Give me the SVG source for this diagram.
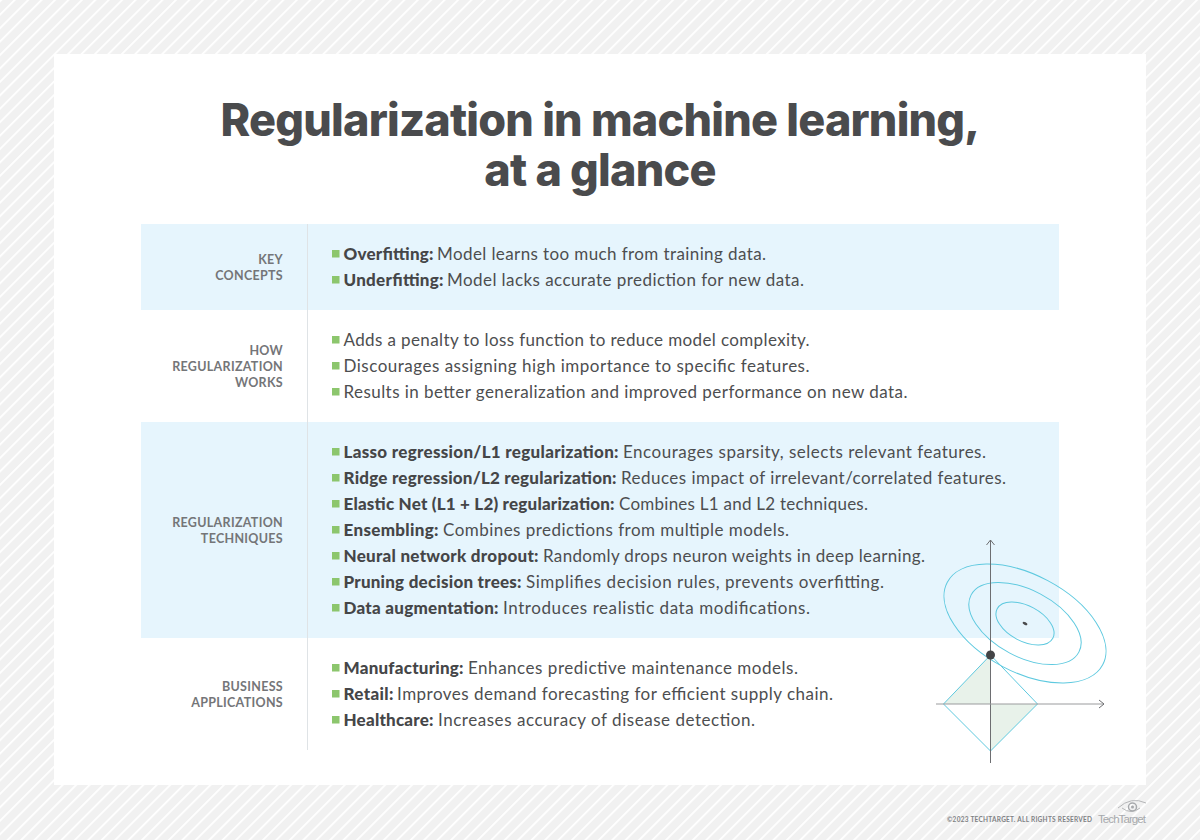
<svg xmlns="http://www.w3.org/2000/svg" width="1200" height="840" viewBox="0 0 1200 840">
<style>
.t{font-family:"Lato","Liberation Sans",sans-serif;font-size:17px;fill:#4d4e50}
.t .s{font-weight:900;fill:#454648}
.l{font-family:"Lato","Liberation Sans",sans-serif;font-size:12.5px;font-weight:700;fill:#747578;text-anchor:end;letter-spacing:.3px}
.h{font-family:"Inter","Liberation Sans",sans-serif;font-size:45px;font-weight:800;fill:#4a4b4d;text-anchor:middle;letter-spacing:-.8px}
.b{fill:#8cc66d}
.c{fill:none;stroke:#5ec9df;stroke-width:1}
</style>
<defs>
<pattern id="st" width="9.500" height="9.500" patternUnits="userSpaceOnUse" patternTransform="rotate(45)">
<rect width="9.500" height="9.500" fill="#f1f1f1"/><rect width="1.800" height="9.500" fill="#fff"/>
</pattern>
<marker id="ah" markerWidth="10" markerHeight="10" refX="7" refY="5" orient="auto" markerUnits="userSpaceOnUse"><path d="M2 1L7 5L2 9" fill="none" stroke="#6d6e71" stroke-width="1"/></marker>
</defs>
<rect width="1200" height="840" fill="url(#st)"/>
<rect x="54" y="54" width="1092" height="731" fill="#fff"/>
<g id="title"><text class="h" x="600" y="136">Regularization in machine learning,</text><text class="h" x="600" y="186">at a glance</text></g>
<g id="bands"><rect x="141" y="224" width="918" height="86" fill="#e6f5fd"/><rect x="141" y="422" width="918" height="216" fill="#e6f5fd"/><line x1="307.500" y1="224" x2="307.500" y2="750" stroke="#dfe3e6"/></g>
<g id="key-concepts"><text class="l" x="283" y="264">KEY</text><text class="l" x="283" y="280">CONCEPTS</text>
<rect class="b" x="332" y="250" width="7.500" height="7.500"/><text class="t" y="260"><tspan class="s" x="343.500" textLength="90">Overfitting:</tspan><tspan x="437" textLength="329">Model learns too much from training data.</tspan></text>
<rect class="b" x="332" y="276" width="7.500" height="7.500"/><text class="t" y="286"><tspan class="s" x="343.500" textLength="100">Underfitting:</tspan><tspan x="447" textLength="357">Model lacks accurate prediction for new data.</tspan></text></g>
<g id="how-regularization-works"><text class="l" x="283" y="355">HOW</text><text class="l" x="283" y="371">REGULARIZATION</text><text class="l" x="283" y="387">WORKS</text>
<rect class="b" x="332" y="336" width="7.500" height="7.500"/><text class="t" x="343.500" y="346" textLength="466">Adds a penalty to loss function to reduce model complexity.</text>
<rect class="b" x="332" y="362" width="7.500" height="7.500"/><text class="t" x="343.500" y="372" textLength="466">Discourages assigning high importance to specific features.</text>
<rect class="b" x="332" y="388" width="7.500" height="7.500"/><text class="t" x="343.500" y="398" textLength="564">Results in better generalization and improved performance on new data.</text></g>
<g id="regularization-techniques"><text class="l" x="283" y="527">REGULARIZATION</text><text class="l" x="283" y="543">TECHNIQUES</text>
<rect class="b" x="332" y="448" width="7.500" height="7.500"/><text class="t" y="458"><tspan class="s" x="343.500" textLength="275">Lasso regression/L1 regularization:</tspan><tspan x="623" textLength="363">Encourages sparsity, selects relevant features.</tspan></text>
<rect class="b" x="332" y="474" width="7.500" height="7.500"/><text class="t" y="484"><tspan class="s" x="343.500" textLength="273">Ridge regression/L2 regularization:</tspan><tspan x="621" textLength="385">Reduces impact of irrelevant/correlated features.</tspan></text>
<rect class="b" x="332" y="500" width="7.500" height="7.500"/><text class="t" y="510"><tspan class="s" x="343.500" textLength="271">Elastic Net (L1 + L2) regularization:</tspan><tspan x="619" textLength="249">Combines L1 and L2 techniques.</tspan></text>
<rect class="b" x="332" y="526" width="7.500" height="7.500"/><text class="t" y="536"><tspan class="s" x="343.500" textLength="95">Ensembling:</tspan><tspan x="443" textLength="346">Combines predictions from multiple models.</tspan></text>
<rect class="b" x="332" y="552" width="7.500" height="7.500"/><text class="t" y="562"><tspan class="s" x="343.500" textLength="195">Neural network dropout:</tspan><tspan x="543" textLength="382">Randomly drops neuron weights in deep learning.</tspan></text>
<rect class="b" x="332" y="578" width="7.500" height="7.500"/><text class="t" y="588"><tspan class="s" x="343.500" textLength="178">Pruning decision trees:</tspan><tspan x="526" textLength="358">Simplifies decision rules, prevents overfitting.</tspan></text>
<rect class="b" x="332" y="604" width="7.500" height="7.500"/><text class="t" y="614"><tspan class="s" x="343.500" textLength="155">Data augmentation:</tspan><tspan x="503" textLength="307">Introduces realistic data modifications.</tspan></text></g>
<g id="business-applications"><text class="l" x="283" y="691">BUSINESS</text><text class="l" x="283" y="707">APPLICATIONS</text>
<rect class="b" x="332" y="664" width="7.500" height="7.500"/><text class="t" y="674"><tspan class="s" x="343.500" textLength="120">Manufacturing:</tspan><tspan x="468" textLength="330">Enhances predictive maintenance models.</tspan></text>
<rect class="b" x="332" y="690" width="7.500" height="7.500"/><text class="t" y="700"><tspan class="s" x="343.500" textLength="50">Retail:</tspan><tspan x="397" textLength="436">Improves demand forecasting for efficient supply chain.</tspan></text>
<rect class="b" x="332" y="716" width="7.500" height="7.500"/><text class="t" y="726"><tspan class="s" x="343.500" textLength="90">Healthcare:</tspan><tspan x="438" textLength="317">Increases accuracy of disease detection.</tspan></text></g>
<g id="chart">
<path d="M943.500 704L990.500 655V704Z M1037.500 704L990.500 751V704Z" fill="#e8f2ea"/>
<path class="c" d="M943.500 704L990.500 655L1037.500 704L990.500 751Z"/>
<g transform="rotate(28 1025 623.500)"><ellipse class="c" cx="1025" cy="623.500" rx="88" ry="48.500"/><ellipse class="c" cx="1025" cy="623.500" rx="61" ry="33.300"/><ellipse class="c" cx="1025" cy="623.500" rx="31.500" ry="17.700"/><ellipse cx="1025" cy="623.500" rx="2.600" ry="1.300" fill="#4a4b4d"/></g>
<g id="connectors"><line x1="990.500" y1="763" x2="990.500" y2="540" stroke="#6d6e71" marker-end="url(#ah)"/><line x1="936" y1="704" x2="1104" y2="704" stroke="#9a9b9d" marker-end="url(#ah)"/></g>
<circle cx="990.500" cy="655" r="4.500" fill="#434446"/>
</g>
<g id="footer"><text x="947" y="822" font-family="Lato,'Liberation Sans',sans-serif" font-size="6.500" font-weight="700" fill="#808285" textLength="145">©2023 TECHTARGET. ALL RIGHTS RESERVED</text>
<text x="1098" y="823" font-family="'Liberation Sans',sans-serif" font-size="11.500" fill="#a7a9ac" textLength="48">TechTarget</text>
<path d="M1118 808Q1131 796 1146 803M1122 808Q1131 815 1140 808" fill="none" stroke="#b5b6b8" stroke-width="1"/><circle cx="1132.500" cy="807" r="4" fill="none" stroke="#a7a9ac" stroke-width="1.500"/><circle cx="1132.500" cy="807" r="1.500" fill="#a7a9ac"/></g>
</svg>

DESCRIPTION OF THE TASK:
Print the whole listing above once more, word for word, without its pictures.

FINISHED ANSWER:
Give me the SVG source for this diagram.
<svg xmlns="http://www.w3.org/2000/svg" width="1200" height="840" viewBox="0 0 1200 840">
<style>
.t{font-family:"Lato","Liberation Sans",sans-serif;font-size:17px;fill:#4d4e50}
.t .s{font-weight:900;fill:#454648}
.l{font-family:"Lato","Liberation Sans",sans-serif;font-size:12.5px;font-weight:700;fill:#747578;text-anchor:end;letter-spacing:.3px}
.h{font-family:"Inter","Liberation Sans",sans-serif;font-size:45px;font-weight:800;fill:#4a4b4d;text-anchor:middle;letter-spacing:-.8px}
.b{fill:#8cc66d}
.c{fill:none;stroke:#5ec9df;stroke-width:1}
</style>
<defs>
<pattern id="st" width="9.500" height="9.500" patternUnits="userSpaceOnUse" patternTransform="rotate(45)">
<rect width="9.500" height="9.500" fill="#f1f1f1"/><rect width="1.800" height="9.500" fill="#fff"/>
</pattern>
<marker id="ah" markerWidth="10" markerHeight="10" refX="7" refY="5" orient="auto" markerUnits="userSpaceOnUse"><path d="M2 1L7 5L2 9" fill="none" stroke="#6d6e71" stroke-width="1"/></marker>
</defs>
<rect width="1200" height="840" fill="url(#st)"/>
<rect x="54" y="54" width="1092" height="731" fill="#fff"/>
<g id="title"><text class="h" x="600" y="136">Regularization in machine learning,</text><text class="h" x="600" y="186">at a glance</text></g>
<g id="bands"><rect x="141" y="224" width="918" height="86" fill="#e6f5fd"/><rect x="141" y="422" width="918" height="216" fill="#e6f5fd"/><line x1="307.500" y1="224" x2="307.500" y2="750" stroke="#dfe3e6"/></g>
<g id="key-concepts"><text class="l" x="283" y="264">KEY</text><text class="l" x="283" y="280">CONCEPTS</text>
<rect class="b" x="332" y="250" width="7.500" height="7.500"/><text class="t" y="260"><tspan class="s" x="343.500" textLength="90">Overfitting:</tspan><tspan x="437" textLength="329">Model learns too much from training data.</tspan></text>
<rect class="b" x="332" y="276" width="7.500" height="7.500"/><text class="t" y="286"><tspan class="s" x="343.500" textLength="100">Underfitting:</tspan><tspan x="447" textLength="357">Model lacks accurate prediction for new data.</tspan></text></g>
<g id="how-regularization-works"><text class="l" x="283" y="355">HOW</text><text class="l" x="283" y="371">REGULARIZATION</text><text class="l" x="283" y="387">WORKS</text>
<rect class="b" x="332" y="336" width="7.500" height="7.500"/><text class="t" x="343.500" y="346" textLength="466">Adds a penalty to loss function to reduce model complexity.</text>
<rect class="b" x="332" y="362" width="7.500" height="7.500"/><text class="t" x="343.500" y="372" textLength="466">Discourages assigning high importance to specific features.</text>
<rect class="b" x="332" y="388" width="7.500" height="7.500"/><text class="t" x="343.500" y="398" textLength="564">Results in better generalization and improved performance on new data.</text></g>
<g id="regularization-techniques"><text class="l" x="283" y="527">REGULARIZATION</text><text class="l" x="283" y="543">TECHNIQUES</text>
<rect class="b" x="332" y="448" width="7.500" height="7.500"/><text class="t" y="458"><tspan class="s" x="343.500" textLength="275">Lasso regression/L1 regularization:</tspan><tspan x="623" textLength="363">Encourages sparsity, selects relevant features.</tspan></text>
<rect class="b" x="332" y="474" width="7.500" height="7.500"/><text class="t" y="484"><tspan class="s" x="343.500" textLength="273">Ridge regression/L2 regularization:</tspan><tspan x="621" textLength="385">Reduces impact of irrelevant/correlated features.</tspan></text>
<rect class="b" x="332" y="500" width="7.500" height="7.500"/><text class="t" y="510"><tspan class="s" x="343.500" textLength="271">Elastic Net (L1 + L2) regularization:</tspan><tspan x="619" textLength="249">Combines L1 and L2 techniques.</tspan></text>
<rect class="b" x="332" y="526" width="7.500" height="7.500"/><text class="t" y="536"><tspan class="s" x="343.500" textLength="95">Ensembling:</tspan><tspan x="443" textLength="346">Combines predictions from multiple models.</tspan></text>
<rect class="b" x="332" y="552" width="7.500" height="7.500"/><text class="t" y="562"><tspan class="s" x="343.500" textLength="195">Neural network dropout:</tspan><tspan x="543" textLength="382">Randomly drops neuron weights in deep learning.</tspan></text>
<rect class="b" x="332" y="578" width="7.500" height="7.500"/><text class="t" y="588"><tspan class="s" x="343.500" textLength="178">Pruning decision trees:</tspan><tspan x="526" textLength="358">Simplifies decision rules, prevents overfitting.</tspan></text>
<rect class="b" x="332" y="604" width="7.500" height="7.500"/><text class="t" y="614"><tspan class="s" x="343.500" textLength="155">Data augmentation:</tspan><tspan x="503" textLength="307">Introduces realistic data modifications.</tspan></text></g>
<g id="business-applications"><text class="l" x="283" y="691">BUSINESS</text><text class="l" x="283" y="707">APPLICATIONS</text>
<rect class="b" x="332" y="664" width="7.500" height="7.500"/><text class="t" y="674"><tspan class="s" x="343.500" textLength="120">Manufacturing:</tspan><tspan x="468" textLength="330">Enhances predictive maintenance models.</tspan></text>
<rect class="b" x="332" y="690" width="7.500" height="7.500"/><text class="t" y="700"><tspan class="s" x="343.500" textLength="50">Retail:</tspan><tspan x="397" textLength="436">Improves demand forecasting for efficient supply chain.</tspan></text>
<rect class="b" x="332" y="716" width="7.500" height="7.500"/><text class="t" y="726"><tspan class="s" x="343.500" textLength="90">Healthcare:</tspan><tspan x="438" textLength="317">Increases accuracy of disease detection.</tspan></text></g>
<g id="chart">
<path d="M943.500 704L990.500 655V704Z M1037.500 704L990.500 751V704Z" fill="#e8f2ea"/>
<path class="c" d="M943.500 704L990.500 655L1037.500 704L990.500 751Z"/>
<g transform="rotate(28 1025 623.500)"><ellipse class="c" cx="1025" cy="623.500" rx="88" ry="48.500"/><ellipse class="c" cx="1025" cy="623.500" rx="61" ry="33.300"/><ellipse class="c" cx="1025" cy="623.500" rx="31.500" ry="17.700"/><ellipse cx="1025" cy="623.500" rx="2.600" ry="1.300" fill="#4a4b4d"/></g>
<g id="connectors"><line x1="990.500" y1="763" x2="990.500" y2="540" stroke="#6d6e71" marker-end="url(#ah)"/><line x1="936" y1="704" x2="1104" y2="704" stroke="#9a9b9d" marker-end="url(#ah)"/></g>
<circle cx="990.500" cy="655" r="4.500" fill="#434446"/>
</g>
<g id="footer"><text x="947" y="822" font-family="Lato,'Liberation Sans',sans-serif" font-size="6.500" font-weight="700" fill="#808285" textLength="145">©2023 TECHTARGET. ALL RIGHTS RESERVED</text>
<text x="1098" y="823" font-family="'Liberation Sans',sans-serif" font-size="11.500" fill="#a7a9ac" textLength="48">TechTarget</text>
<path d="M1118 808Q1131 796 1146 803M1122 808Q1131 815 1140 808" fill="none" stroke="#b5b6b8" stroke-width="1"/><circle cx="1132.500" cy="807" r="4" fill="none" stroke="#a7a9ac" stroke-width="1.500"/><circle cx="1132.500" cy="807" r="1.500" fill="#a7a9ac"/></g>
</svg>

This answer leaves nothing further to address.